South Jersey had a larger share of illegal tire dumps due to the region's remoteness and availability of large tracts of undeveloped land. The dumps typically popped up decades ago around scrap yards.

Under an initiative begun last year, the DEP provided Atlantic, Burlington, Cumberland, Gloucester and Salem counties with project grants through its shared agreements under the County Environmental Health Act. The counties issued cleanup contracts.
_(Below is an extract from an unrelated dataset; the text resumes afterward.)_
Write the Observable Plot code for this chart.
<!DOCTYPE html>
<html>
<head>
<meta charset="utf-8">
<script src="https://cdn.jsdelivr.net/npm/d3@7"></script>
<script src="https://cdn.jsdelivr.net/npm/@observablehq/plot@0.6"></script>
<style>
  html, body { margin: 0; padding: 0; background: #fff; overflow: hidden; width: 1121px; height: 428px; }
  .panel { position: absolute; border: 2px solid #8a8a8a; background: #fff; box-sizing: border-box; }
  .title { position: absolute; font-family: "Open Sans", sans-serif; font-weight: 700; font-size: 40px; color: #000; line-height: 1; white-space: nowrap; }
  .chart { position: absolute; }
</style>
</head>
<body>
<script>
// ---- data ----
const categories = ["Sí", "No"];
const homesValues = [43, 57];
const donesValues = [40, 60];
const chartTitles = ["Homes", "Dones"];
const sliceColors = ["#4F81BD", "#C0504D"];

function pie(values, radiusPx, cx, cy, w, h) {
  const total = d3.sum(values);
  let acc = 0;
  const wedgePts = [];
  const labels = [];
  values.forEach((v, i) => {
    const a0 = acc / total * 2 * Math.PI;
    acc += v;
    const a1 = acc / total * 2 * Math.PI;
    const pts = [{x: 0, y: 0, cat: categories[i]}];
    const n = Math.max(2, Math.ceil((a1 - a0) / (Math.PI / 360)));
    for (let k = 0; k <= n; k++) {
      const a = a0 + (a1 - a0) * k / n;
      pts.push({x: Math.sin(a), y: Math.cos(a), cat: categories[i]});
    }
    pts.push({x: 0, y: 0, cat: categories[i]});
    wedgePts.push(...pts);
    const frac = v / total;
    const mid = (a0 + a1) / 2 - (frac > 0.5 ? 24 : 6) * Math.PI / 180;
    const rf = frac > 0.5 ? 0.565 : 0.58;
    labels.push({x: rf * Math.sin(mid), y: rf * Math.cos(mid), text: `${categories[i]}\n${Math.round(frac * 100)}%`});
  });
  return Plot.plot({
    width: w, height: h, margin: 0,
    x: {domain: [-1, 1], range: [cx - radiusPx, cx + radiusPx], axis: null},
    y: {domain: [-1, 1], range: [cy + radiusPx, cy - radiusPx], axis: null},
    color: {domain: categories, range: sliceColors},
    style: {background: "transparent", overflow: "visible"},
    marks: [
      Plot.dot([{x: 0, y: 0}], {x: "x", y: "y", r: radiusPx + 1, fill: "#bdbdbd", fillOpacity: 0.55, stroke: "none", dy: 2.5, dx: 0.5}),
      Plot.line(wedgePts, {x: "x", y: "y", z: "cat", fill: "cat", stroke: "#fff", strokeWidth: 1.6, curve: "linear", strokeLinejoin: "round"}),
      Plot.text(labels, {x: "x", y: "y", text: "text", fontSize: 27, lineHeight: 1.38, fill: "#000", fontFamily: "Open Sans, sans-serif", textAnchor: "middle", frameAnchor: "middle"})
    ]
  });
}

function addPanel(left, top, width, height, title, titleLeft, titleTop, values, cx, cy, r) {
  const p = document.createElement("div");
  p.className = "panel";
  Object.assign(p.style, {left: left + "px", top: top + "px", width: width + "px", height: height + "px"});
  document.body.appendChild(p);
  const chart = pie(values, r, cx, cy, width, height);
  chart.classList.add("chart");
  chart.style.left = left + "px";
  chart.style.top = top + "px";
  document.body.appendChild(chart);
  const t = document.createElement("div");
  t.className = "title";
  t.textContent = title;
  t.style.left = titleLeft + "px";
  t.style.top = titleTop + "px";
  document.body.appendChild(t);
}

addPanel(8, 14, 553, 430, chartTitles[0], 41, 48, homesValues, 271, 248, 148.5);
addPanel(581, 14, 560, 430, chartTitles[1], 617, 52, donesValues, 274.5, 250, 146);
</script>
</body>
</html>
The property owners lacked funds to do the work, failed to comply with cleanup orders, or have abandoned the property. The counties have made arrangements to recoup the expenditures through proceeds from any future sales of the properties. The DEP has requested the counties to use any recovered money on future solid-waste cleanup programs.
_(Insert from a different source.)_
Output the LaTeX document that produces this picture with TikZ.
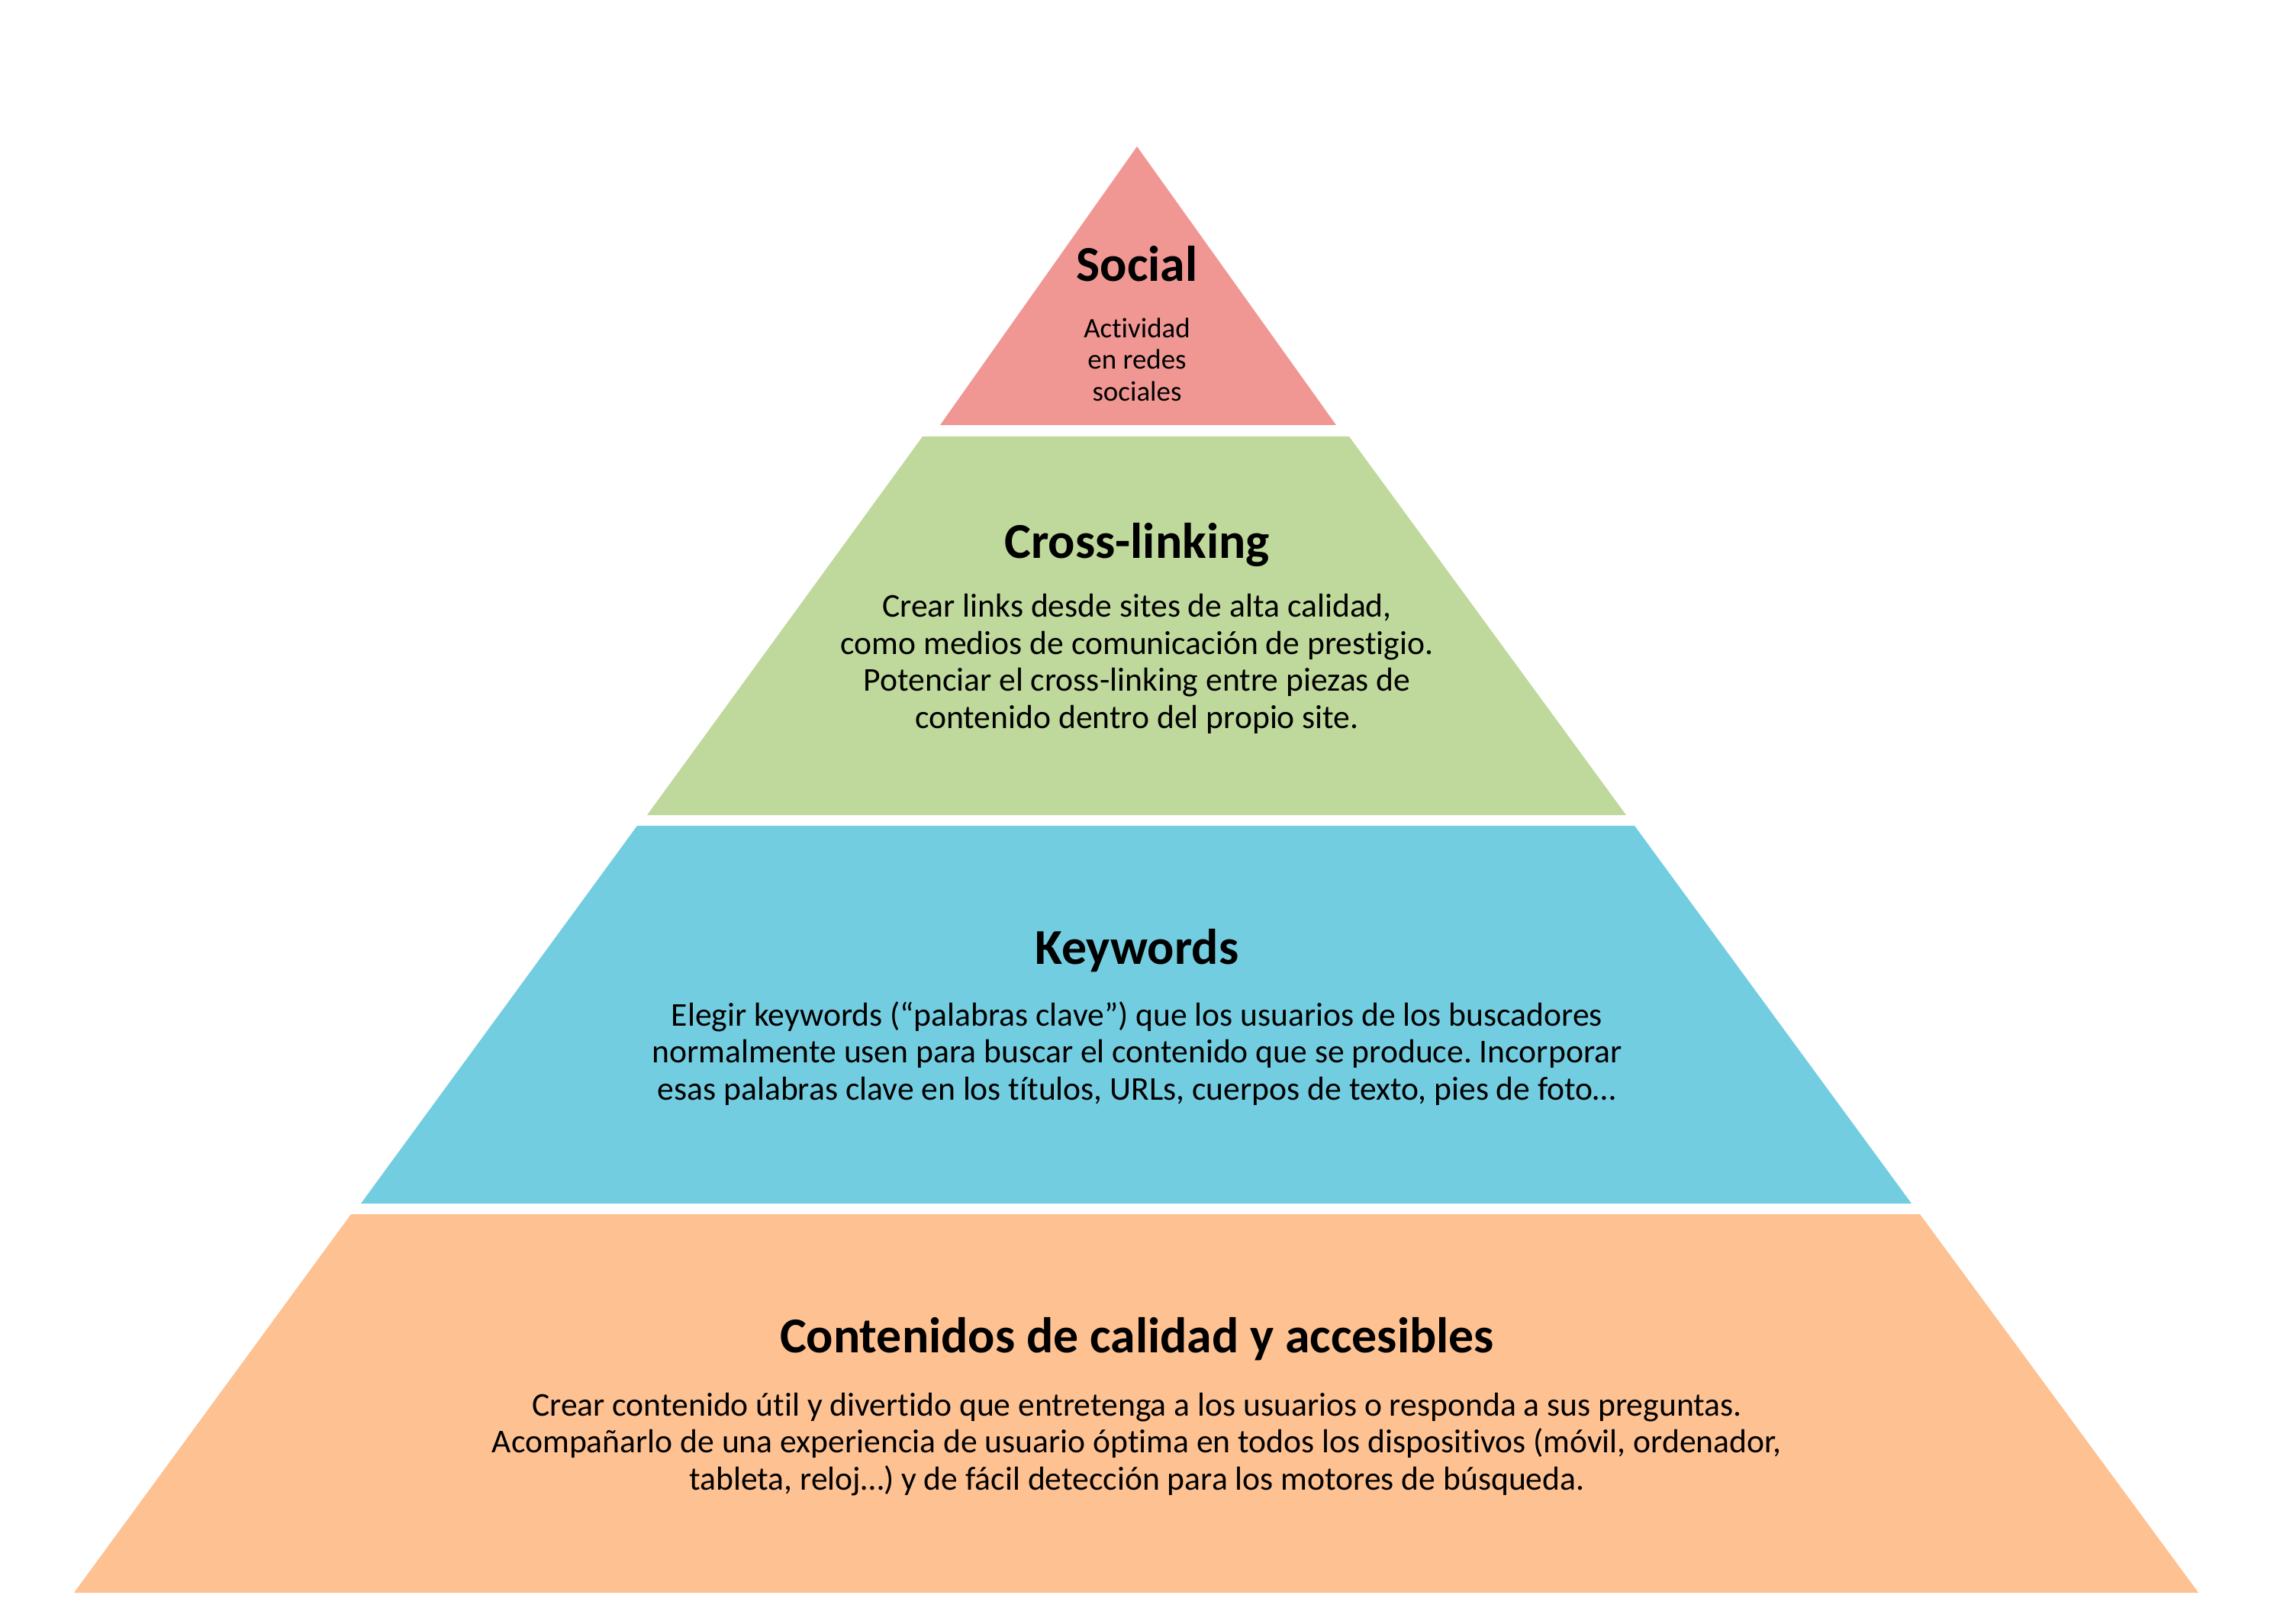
\documentclass[tikz,border=0pt]{standalone}
\usepackage{fontspec}
\setmainfont{Carlito}[Ligatures=NoCommon]
\frenchspacing
\definecolor{tierpink}{RGB}{240,151,148}
\definecolor{tiergreen}{RGB}{191,216,155}
\definecolor{tierblue}{RGB}{115,205,224}
\definecolor{tierorange}{RGB}{254,193,146}
\begin{document}
\begin{tikzpicture}[x=0.01cm,y=-0.01cm,
  title/.style={anchor=base,inner sep=0pt,font=\bfseries\fontsize{18.7}{22}\selectfont},
  body/.style={anchor=base,inner sep=0pt,align=center,font=\fontsize{12.4}{13.75}\selectfont},
  smallbody/.style={anchor=base,inner sep=0pt,align=center,font=\fontsize{10.5}{11.8}\selectfont}]
\useasboundingbox (0,0) rectangle (3001,2128);
\fill[white] (0,0) rectangle (3001,2128);
% tiers
\fill[tierpink]   (1490,192) -- (1751,557) -- (1232,557) -- cycle;
\fill[tiergreen]  (1209,572) -- (1768,572) -- (2131,1068) -- (848,1068) -- cycle;
\fill[tierblue]   (835,1082) -- (2142,1082) -- (2505,1577) -- (473,1577) -- cycle;
\fill[tierorange] (460,1591) -- (2516,1591) -- (2881,2087) -- (97,2087) -- cycle;
% texts (multi-line nodes: base anchor = baseline of the last line)
\node[title] (t1) at (1490,369) {Social};
\node[smallbody] (b1) at (1490,525) {Actividad\\en redes\\sociales};
\node[title] (t2) at (1490,731) {Cross-linking};
\node[body] (b2) at (1490,954) {Crear links desde sites de alta calidad,\\como medios de comunicación de prestigio.\\Potenciar el cross-linking entre piezas de\\contenido dentro del propio site.};
\node[title] (t3) at (1490,1263) {Keywords};
\node[body] (b3) at (1490,1441) {Elegir keywords (“palabras clave”) que los usuarios de los buscadores\\normalmente usen para buscar el contenido que se produce. Incorporar\\esas palabras clave en los títulos, URLs, cuerpos de texto, pies de foto…};
\node[title] (t4) at (1490,1772) {Contenidos de calidad y accesibles};
\node[body] (b4) at (1490,1952) {Crear contenido útil y divertido que entretenga a los usuarios o responda a sus preguntas.\\Acompañarlo de una experiencia de usuario óptima en todos los dispositivos (móvil, ordenador,\\tableta, reloj…) y de fácil detección para los motores de búsqueda.};
\end{tikzpicture}
\end{document}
These cleanup projects are under way or have been completed:

  • The Salem County Improvement Authority oversaw the removal of an estimated 200,000 tires at the 23-acre Gates Tire Recycling Inc. property, located along Route 620 in Mannington. The DEP reimbursed the county $200,000 for the cleanup. Contractor Magnus Environmental Corp. shredded the tires at its Wilmington, Del. facility for use at the Salem County Landfill. The project was completed last year.
  • Using $50,000 allocated by the DEP, the Atlantic County Division of Public Health is removing the remaining 20,000 tires as well as tire chips from the former Perona Scrap Yard on Columbia Road in Mullica, located within the Pinelands National Reserve. Some 216,000 tires had been removed from the site in 2006. Work is expected to be completed by the end of the month.
  • The Cumberland County Department of Health is using a $150,000 grant to remove about 100,000 tires from the Griner Tire Site on Elmer Road in Fairfield, an abandoned tire dump that was the site of a major tire fire in 2007. Tire chips are being taken to the Pennsauken Landfill for use as cover material.
  • Using another $45,000 grant, the Cumberland Health Department is close to completing the removal of 30,000 tires from the Likanchuks Inc. tire dump on Bridgeton Pike, in Fairfield. The tires are being chipped and taken to the Pennsauken Landfill.
  • The Gloucester County Improvement Authority is using a $75,000 grant to remove 50,000 tires from the Clayton Auto Recycling property on Delsea Drive in Franklin. The county is expected to attach a lien on the property to recover the money.
  • The Gloucester Improvement Authority is using a $75,000 grant to take over tire removal at Walt & Al's Auto Salvage on Tuckahoe Road in Monroe. The owner began voluntarily removing a stockpile of some 50,000 tires from the property earlier this year, but the county moved in because the pace of cleanup was too slow. A $24,000 project removing 3,000 tires from an adjacent property is expected to begin soon.

In addition, the owner of the Foster Farm Tire Pile on Chatsworth Road in Tabernacle, Burlington County, has hired a consultant to perform a preliminary investigation for the removal of some 5,000 tires that remain buried at the property. Several years ago, more than a million tires were removed from the dump in the Pinelands National Reserve.

Most scrap tires are processed for beneficial reuse projects, including tire-derived fuels, road construction, and use in landfills. Scrap tires that still have usable tread are often sent to other countries for reuse.